Mais il me faut revenir sur certains aspects évoqués plus haut. Car le signe de l'arbre, dans le récit de Genèse 2, ne se comprend qu'à l'intérieur du système de l'Alliance instaurée par le Seigneur‑Dieu. Une autre façon de dire qu'il n'est signe que pour celui qui entre dans ce récit est donc d'affirmer également qu'il n'est valable que pour celui qui se situe dans cette Alliance en tant que serviteur‑vassal. Le retournement opéré par le récit évangélique n'annule pas cette condition. On peut donc dire que le sacrement chrétien est signe d'alliance avec le Christ, lui‑même signe d'alliance avec le Père.

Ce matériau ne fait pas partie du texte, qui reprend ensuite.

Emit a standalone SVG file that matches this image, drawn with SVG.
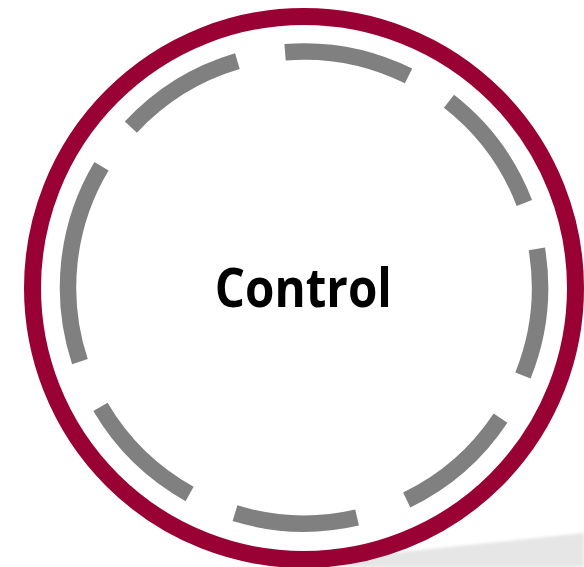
<svg xmlns="http://www.w3.org/2000/svg" width="584" height="567" viewBox="0 0 584 567">
  <defs>
    <filter id="soft" x="-10%" y="-50%" width="120%" height="200%">
      <feGaussianBlur stdDeviation="1.5"/>
    </filter>
  </defs>
  <style>
    .ring { fill: #ffffff; stroke: #990033; stroke-width: 17; }
    .dash { fill: none; stroke: #808080; stroke-width: 16.5; stroke-linecap: butt; }
    .label { font-family: "Open Sans", "Liberation Sans", sans-serif; font-weight: 700; font-size: 54px; fill: #000000; }
  </style>
  <rect x="0" y="0" width="584" height="567" fill="#ffffff"/>
  <g id="shadow">
    <path d="M 300 567 L 300 562 Q 450 547 584 533 L 584 567 Z" fill="#e6e6e6" filter="url(#soft)"/>
  </g>
  <g id="control">
    <circle class="ring" cx="304" cy="288" r="271.5"/>
    <g id="dashed-ring">
      <path class="dash" d="M 285.07 52.26 A 236 236 0 0 1 408.57 75.93"/>
      <path class="dash" d="M 448.97 101.27 A 236 236 0 0 1 524.33 202.92"/>
      <path class="dash" d="M 536.83 248.96 A 236 236 0 0 1 522.96 375.53"/>
      <path class="dash" d="M 500.56 418.10 A 236 236 0 0 1 406.71 499.97"/>
      <path class="dash" d="M 357.10 517.46 A 236 236 0 0 1 234.99 513.19"/>
      <path class="dash" d="M 189.59 493.91 A 236 236 0 0 1 100.45 406.92"/>
      <path class="dash" d="M 79.94 361.60 A 236 236 0 0 1 101.49 166.31"/>
      <path class="dash" d="M 130.85 127.16 A 236 236 0 0 1 237.38 61.11"/>
    </g>
    <text class="label" x="303.3" y="307" text-anchor="middle" textLength="177" lengthAdjust="spacingAndGlyphs">Control</text>
  </g>
</svg>
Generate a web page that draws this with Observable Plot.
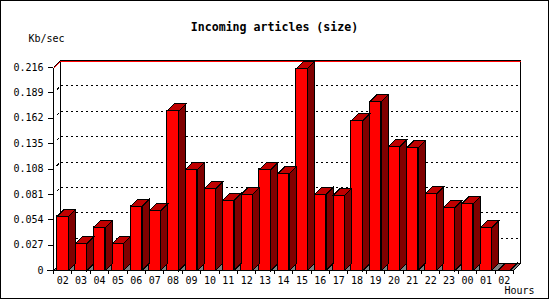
<!DOCTYPE html>
<html>
<head>
<meta charset="utf-8">
<script src="https://cdn.jsdelivr.net/npm/d3@7"></script>
<script src="https://cdn.jsdelivr.net/npm/@observablehq/plot@0.6"></script>
<style>
  html, body { margin: 0; padding: 0; background: white; }
  #wrap { position: relative; width: 550px; height: 300px; overflow: hidden; }
  #frame { position: absolute; left: 0; top: 0; width: 547px; height: 297px; border: 1px solid black; pointer-events: none; }
  svg { shape-rendering: crispEdges; }
  svg text { shape-rendering: auto; }
</style>
</head>
<body>
<div id="wrap"><div id="frame"></div></div>
<script>
const title = "Incoming articles (size)";
const yLabel = "Kb/sec";
const xLabel = "Hours";
const hours = ["02","03","04","05","06","07","08","09","10","11","12","13","14","15","16","17","18","19","20","21","22","23","00","01","02"];
const kbsec = [0.0575,0.0287,0.0458,0.0287,0.0681,0.0635,0.1699,0.1075,0.0869,0.0745,0.0809,0.1075,0.1032,0.2149,0.0809,0.0798,0.1596,0.1798,0.1316,0.1306,0.0816,0.0667,0.0710,0.0454,0.0005];
const yTicks = [0, 0.027, 0.054, 0.081, 0.108, 0.135, 0.162, 0.189, 0.216];

const rows = hours.map((h, i) => ({i, i1: i + 1, h, v: kbsec[i]}));
const DX = 7, DY = -7, INL = 3.5, INR = 3.4;
const FRONT = "#ff0000", TOP = "#c00000", SIDE = "#800000", FLOOR = "#808080";

function walls(index, {x, y}) {
  const g = d3.create("svg:g").attr("transform", "translate(0.5,0.5)");
  const x0 = x(0), x1 = x(hours.length), y0 = y(0), yt = y(yTicks[yTicks.length - 1]);
  g.append("path")
    .attr("d", `M${x0},${y0}L${x1},${y0}L${x1 + DX},${y0 + DY}L${x0 + DX},${y0 + DY}Z`)
    .attr("fill", FLOOR).attr("stroke", "black");
  for (const t of yTicks.slice(1, -1)) {
    const yy = y(t);
    g.append("line").attr("x1", x0 + DX).attr("x2", x1 + DX).attr("y1", yy + DY).attr("y2", yy + DY)
      .attr("stroke", "black").attr("stroke-dasharray", "2,3");
    g.append("line").attr("x1", x0).attr("x2", x0 + DX).attr("y1", yy).attr("y2", yy + DY)
      .attr("stroke", "black").attr("stroke-dasharray", "0,4.5,3,10");
  }
  g.append("line").attr("x1", x0 + DX).attr("x2", x0 + DX).attr("y1", yt + DY).attr("y2", y0 + DY).attr("stroke", "black");
  g.append("line").attr("x1", x1 + DX).attr("x2", x1 + DX).attr("y1", yt + DY).attr("y2", y0 + DY).attr("stroke", "black");
  g.append("path").attr("d", `M${x0},${yt + 1}L${x0 + DX},${yt + DY + 1}L${x1 + DX},${yt + DY + 1}`)
    .attr("fill", "none").attr("stroke", "#ff0000");
  g.append("path").attr("d", `M${x0},${yt}L${x0 + DX},${yt + DY}L${x1 + DX},${yt + DY}`)
    .attr("fill", "none").attr("stroke", "black");
  g.append("line").attr("x1", x0).attr("x2", x0).attr("y1", yt).attr("y2", y0).attr("stroke", "black");
  return g.node();
}

function faces(index, {x, y}) {
  const g = d3.create("svg:g").attr("transform", "translate(0.5,0.5)");
  const y0 = y(0);
  for (const d of rows) {
    const xl = x(d.i) + INL, xr = x(d.i1) - INR, yv = y(d.v);
    g.append("path")
      .attr("d", `M${xr},${yv}L${xr + DX},${yv + DY}L${xr + DX},${y0 + DY}L${xr},${y0}Z`)
      .attr("fill", SIDE).attr("stroke", "black");
    g.append("path")
      .attr("d", `M${xl},${yv}L${xl + DX},${yv + DY}L${xr + DX},${yv + DY}L${xr},${yv}Z`)
      .attr("fill", TOP).attr("stroke", "black");
  }
  return g.node();
}

const chart = Plot.plot({
  width: 550, height: 300,
  marginLeft: 53, marginRight: 37, marginTop: 67, marginBottom: 30,
  style: {fontFamily: "'DejaVu Sans Mono', monospace", fontSize: "10px", color: "black", background: "white", overflow: "visible"},
  x: {type: "linear", domain: [0, hours.length], axis: null},
  y: {domain: [0, yTicks[yTicks.length - 1]], axis: null},
  marks: [
    walls,
    Plot.rectY(rows, {x1: "i", x2: "i1", y: "v", insetLeft: INL, insetRight: INR, fill: FRONT, stroke: "black"}),
    faces,
    Plot.axisY(yTicks, {tickSize: 5, tickPadding: 5, tickFormat: d => d === 0 ? "0" : d3.format(".3f")(d), label: null, stroke: "black"}),
    Plot.axisX(d3.range(hours.length + 1), {tickSize: 4, tickFormat: () => "", label: null, stroke: "black"}),
    Plot.axisX(d3.range(hours.length).map(i => i + 0.5), {tickSize: 0, tickPadding: 6, tickFormat: d => hours[Math.floor(d)], label: null}),
    Plot.ruleY([0], {x1: -0.3, x2: hours.length, stroke: "black"}),
    Plot.text([title], {frameAnchor: "top", dx: -9, dy: -45, fontWeight: "bold", fontSize: 11.6, fill: "black"}),
    Plot.text([yLabel], {frameAnchor: "top-left", textAnchor: "start", dx: -25, dy: -33, fill: "black"}),
    Plot.text([xLabel], {frameAnchor: "bottom-right", textAnchor: "start", dx: -9, dy: 23, fill: "black"})
  ]
});
document.getElementById("wrap").prepend(chart);
</script>
</body>
</html>
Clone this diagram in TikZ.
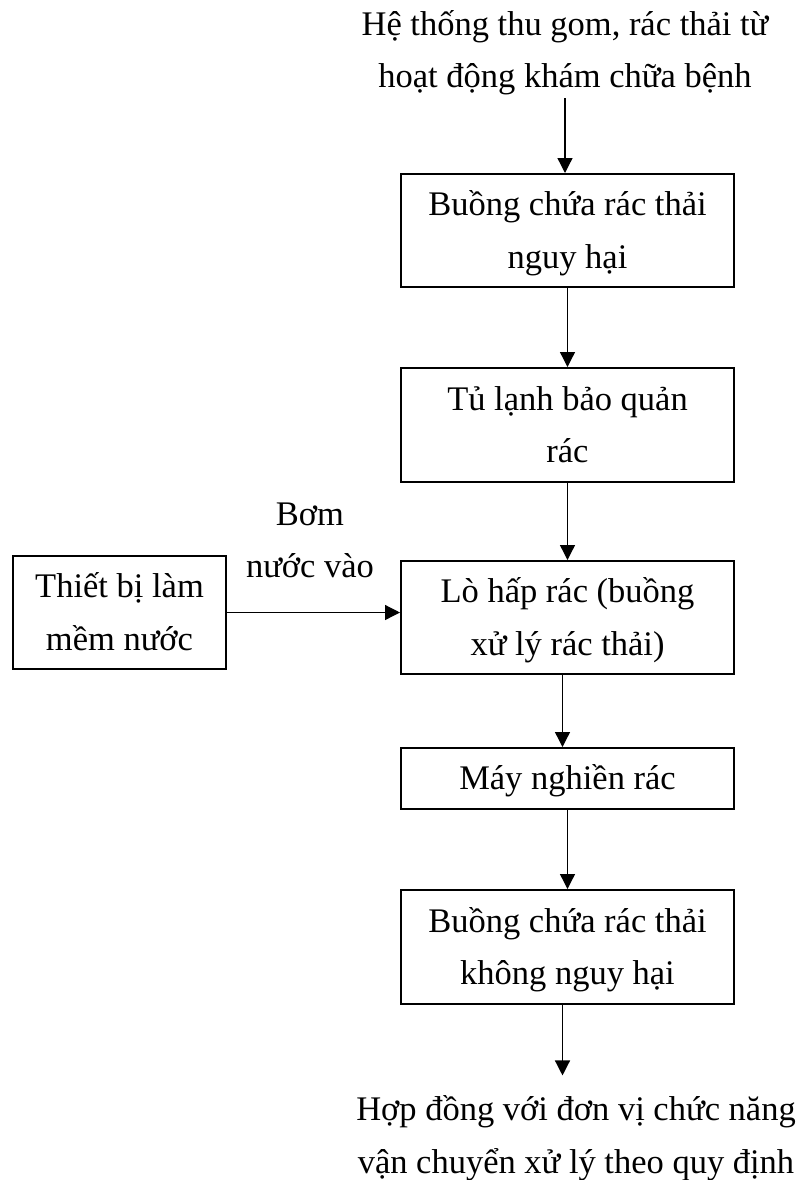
\documentclass[tikz,border=0pt]{standalone}
\usepackage{fontspec}
\setmainfont{Liberation Serif}
\usetikzlibrary{arrows.meta}
\begin{document}
\begin{tikzpicture}[x=0.5pt,y=-0.5pt,
  txt/.style={font=\fontsize{17.25pt}{26.25pt}\selectfont, align=center, inner sep=0pt},
  one/.style={text height=11.4pt, text depth=0pt},
  two/.style={text height=37.65pt, text depth=0pt},
  stepbox/.style={txt, draw, line width=1pt, minimum width=166.5pt},
  conn/.style={line width=0.65pt, -{Triangle[length=7.5pt,width=7.5pt]}}
]
\useasboundingbox (0,0) rectangle (800,1180);
\node[txt,two,inner ysep=5pt] (top) at (565,50) {Hệ thống thu gom, rác thải từ\\hoạt động khám chữa bệnh};
\node[stepbox,two,minimum height=56.5pt] (b1) at (567.5,230.5) {Buồng chứa rác thải\\nguy hại};
\node[stepbox,two,minimum height=57pt] (b2) at (567.5,425) {Tủ lạnh bảo quản\\rác};
\node[stepbox,two,minimum height=56.5pt] (b3) at (567.5,617.5) {Lò hấp rác (buồng\\xử lý rác thải)};
\node[stepbox,two,minimum width=106.5pt,minimum height=56.5pt] (soft) at (119.5,612.5) {Thiết bị làm\\mềm nước};
\node[txt,two] (pump) at (310,540) {Bơm\\nước vào};
\node[stepbox,one,minimum height=30.5pt] (b4) at (567.5,778.5) {Máy nghiền rác};
\node[stepbox,two,minimum height=57pt] (b5) at (567.5,947) {Buồng chứa rác thải\\không nguy hại};
\node[txt,two,inner ysep=11pt] (bot) at (576,1135.5) {Hợp đồng với đơn vị chức năng\\vận chuyển xử lý theo quy định};

\draw[conn] (top.south) -- (top.south |- b1.north);
\draw[conn] (b1.south) -- (b2.north);
\draw[conn] (b2.south) -- (b3.north);
\draw[conn] (soft.east) -- (soft.east -| b3.west);
\draw[conn] ([xshift=-2.5pt]b3.south) -- ([xshift=-2.5pt]b4.north);
\draw[conn] (b4.south) -- (b5.north);
\draw[conn] ([xshift=-2.5pt]b5.south) -- ([xshift=-2.5pt]b5.south |- bot.north);
\end{tikzpicture}
\end{document}
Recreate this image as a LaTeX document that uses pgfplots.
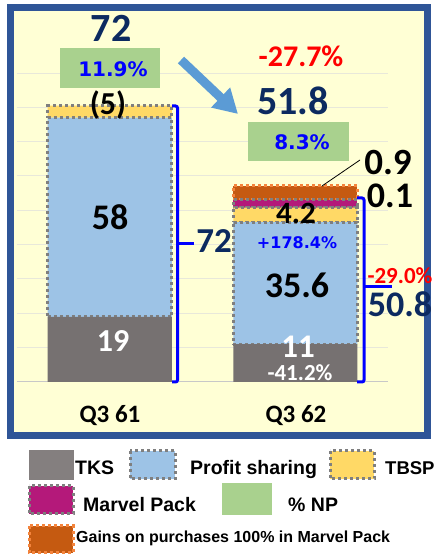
\documentclass[border=0pt]{standalone}
\usepackage{pgfplots}
\pgfplotsset{compat=1.18}
\usepackage{fontspec}
\setmainfont{Carlito}
\newfontfamily\arialf{Liberation Sans}
\newfontfamily\verdf{DejaVu Sans}
\usetikzlibrary{arrows.meta}

\definecolor{framec}{HTML}{2F5597}
\definecolor{cream}{HTML}{FFFFD5}
\definecolor{gridc}{HTML}{E8E8DA}
\definecolor{basec}{HTML}{C8C8C8}
\definecolor{tks}{HTML}{767171}
\definecolor{psc}{HTML}{9DC3E6}
\definecolor{tbsp}{HTML}{FFD966}
\definecolor{marvel}{HTML}{B4197A}
\definecolor{gains}{HTML}{C55A11}
\definecolor{gainsb}{HTML}{F4843C}
\definecolor{npc}{HTML}{A9D18E}
\definecolor{navy}{HTML}{0C2A60}
\definecolor{arrowc}{HTML}{5B9BD5}
\definecolor{dotc}{HTML}{7F7F7F}

\newcommand{\fs}[1]{\fontsize{#1}{#1}\selectfont}

\tikzset{
  px/.style={x=1pt,y=-1pt,yshift=556pt},
  dotb/.style={draw=dotc, line width=3pt, dash pattern=on 3pt off 3pt},
  dotorange/.style={draw=gainsb, line width=3pt, dash pattern=on 3pt off 3pt},
  brk/.style={draw=blue, line width=3pt, rounded corners=2pt},
}

\begin{document}
\begin{tikzpicture}
\path[use as bounding box] (0,0) rectangle (436pt,556pt);

% background frame
\begin{scope}[px]
  \fill[white] (0,0) rectangle (436,556);
  \draw[line width=7pt, draw=framec, fill=cream] (10.5,7.5) rectangle (427.5,436);
\end{scope}

\begin{axis}[
  at={(17pt,174pt)}, anchor=south west,
  scale only axis, width=371pt, height=309pt,
  xmin=0, xmax=2, ymin=0, ymax=90,
  ybar stacked, bar width=124pt,
  axis line style={draw=none},
  xtick=\empty,
  ytick={10,20,...,90}, yticklabels={},
  major tick length=0pt,
  ymajorgrids, grid style={draw=gridc, line width=1pt},
  extra y ticks={0}, extra y tick labels={},
  extra y tick style={grid style={draw=basec, line width=1pt}},
  clip=false,
]
\addplot[fill=tks, draw=none] coordinates {(1.5,11) (0.5,19)};
\addplot[fill=psc, dotb] coordinates {(1.5,35.6) (0.5,58)};
\addplot[fill=tbsp, dotb] coordinates {(1.5,4.2) (0.5,3.5)};
\addplot[fill=marvel, dotb] coordinates {(1.5,2.3)};
\addplot[fill=gains, dotorange] coordinates {(1.5,4)};
\end{axis}

\begin{scope}[px]
  % Q3 61 annotations
  \node[anchor=base, text=navy, font=\fs{40}\bfseries] at (111,42) {72};
  \fill[npc] (60,48) rectangle (160,88);
  \node[anchor=base, text=blue, font=\verdf\fs{20}\bfseries] at (113,77) {11.9\%};
  \node[anchor=base, font=\fs{32}\bfseries] at (108,115) {(5)};
  \node[anchor=base, font=\fs{36}\bfseries] at (110,230) {58};
  \node[anchor=base, text=white, font=\fs{32}\bfseries] at (113,352) {19};

  % bracket 1
  \draw[brk] (172,106) -- (177.5,106) -- (177.5,382) -- (172,382);
  \draw[draw=blue, line width=3pt] (177.5,244) -- (194,244);
  \node[anchor=base, text=navy, font=\fs{35}\bfseries] at (214,253) {72};

  % arrow
  \draw[arrowc, line width=9pt, -{Triangle[length=24pt,width=26pt]}] (181,60) -- (238,114);

  % Q3 62 annotations
  \node[anchor=base, text=red, font=\fs{30}\bfseries] at (301,67) {-27.7\%};
  \node[anchor=base, text=navy, font=\fs{40}\bfseries] at (293,115) {51.8};
  \fill[npc] (248,122) rectangle (349,161);
  \node[anchor=base, text=blue, font=\verdf\fs{20}\bfseries] at (302,150) {8.3\%};
  \draw[black, line width=0.8pt] (322,186) -- (360,160);
  \node[anchor=base, font=\fs{37}\bfseries] at (388,175) {0.9};
  \node[anchor=base, font=\fs{36}\bfseries] at (390,208) {0.1};
  \node[anchor=base, font=\fs{31}\bfseries] at (296,224) {4.2};
  \node[anchor=base, text=blue, font=\verdf\fs{16}\bfseries] at (297,249) {+178.4\%};
  \node[anchor=base, font=\fs{36}\bfseries] at (297,298) {35.6};
  \node[anchor=base, text=white, font=\fs{33}\bfseries] at (298,358) {11};
  \node[anchor=base, text=white, font=\fs{23}\bfseries] at (300,381) {-41.2\%};

  % bracket 2
  \draw[brk] (357,198) -- (364,198) -- (364,382) -- (357,382);
  \draw[draw=blue, line width=3pt] (364,287) -- (392,287);
  \node[anchor=base, text=red, font=\fs{23}\bfseries] at (400,284) {-29.0\%};
  \node[anchor=base, text=navy, font=\fs{36}\bfseries] at (400,317) {50.8};

  % category labels
  \node[anchor=base, font=\fs{25}\bfseries] at (110,423) {Q3 61};
  \node[anchor=base, font=\fs{25}\bfseries] at (296,423) {Q3 62};

  % legend
  \fill[tks!90!white] (29,450) rectangle (74,480);
  \node[anchor=base west, inner sep=0pt, font=\arialf\fs{19.5}\bfseries] at (75,475) {TKS};
  \filldraw[fill=psc, dotb] (130,451) rectangle (175,479);
  \node[anchor=base west, inner sep=0pt, font=\arialf\fs{19.5}\bfseries] at (190,475) {Profit sharing};
  \filldraw[fill=tbsp, dotb] (330,451) rectangle (374,479);
  \node[anchor=base west, inner sep=0pt, font=\arialf\fs{18.5}\bfseries] at (385,475) {TBSP};
  \filldraw[fill=marvel, dotb] (29,486) rectangle (73,514);
  \node[anchor=base west, inner sep=0pt, font=\arialf\fs{19.5}\bfseries] at (83,512) {Marvel Pack};
  \fill[npc] (222,483) rectangle (272,515);
  \node[anchor=base west, inner sep=0pt, font=\arialf\fs{19.5}\bfseries] at (288,512) {\% NP};
  \filldraw[fill=gains, dotorange] (29,526) rectangle (73,553);
  \node[anchor=base west, inner sep=0pt, font=\arialf\fs{16}\bfseries] at (76,543) {Gains on purchases 100\% in Marvel Pack};
\end{scope}
\end{tikzpicture}
\end{document}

Ce qui me retient alors, c'est que le système de l'Alliance biblique est un système d'enchâssement, comme je le notais plus haut. L’aire d'autonomie du serviteur y est englobée dans celle de son seigneur. Aussi l'usage du signe‑sacrement est‑il le geste qui limite l'autonomie du fidèle tout en assurant à ce dernier la pleine maîtrise sur sa vie. Dans et par cette limite, il y est installé, pleinement autorisé et missionné. Tel est le sens du sacrifice dont il était question : soumettre sa vie, et par suite la voir susceptible d'épanouissement.

 

Notes

1. « Éden, huis-clos : une parabole du dieu critique – Lecture du récit biblique de Genèse 2,4b-4,1 », Paris, L’Harmattan, coll. Sémantiques », 2002.

2. YHWH-élohîm. Concernant le premier terme, on verra plus loin pourquoi la distinction entre ce nom sans voyelles, YHWH, et la lecture qu’en ont fait les Massorètes, adhônâï (Mon-Seigneur), est pour moi sans pertinence quant à la question traitée ici.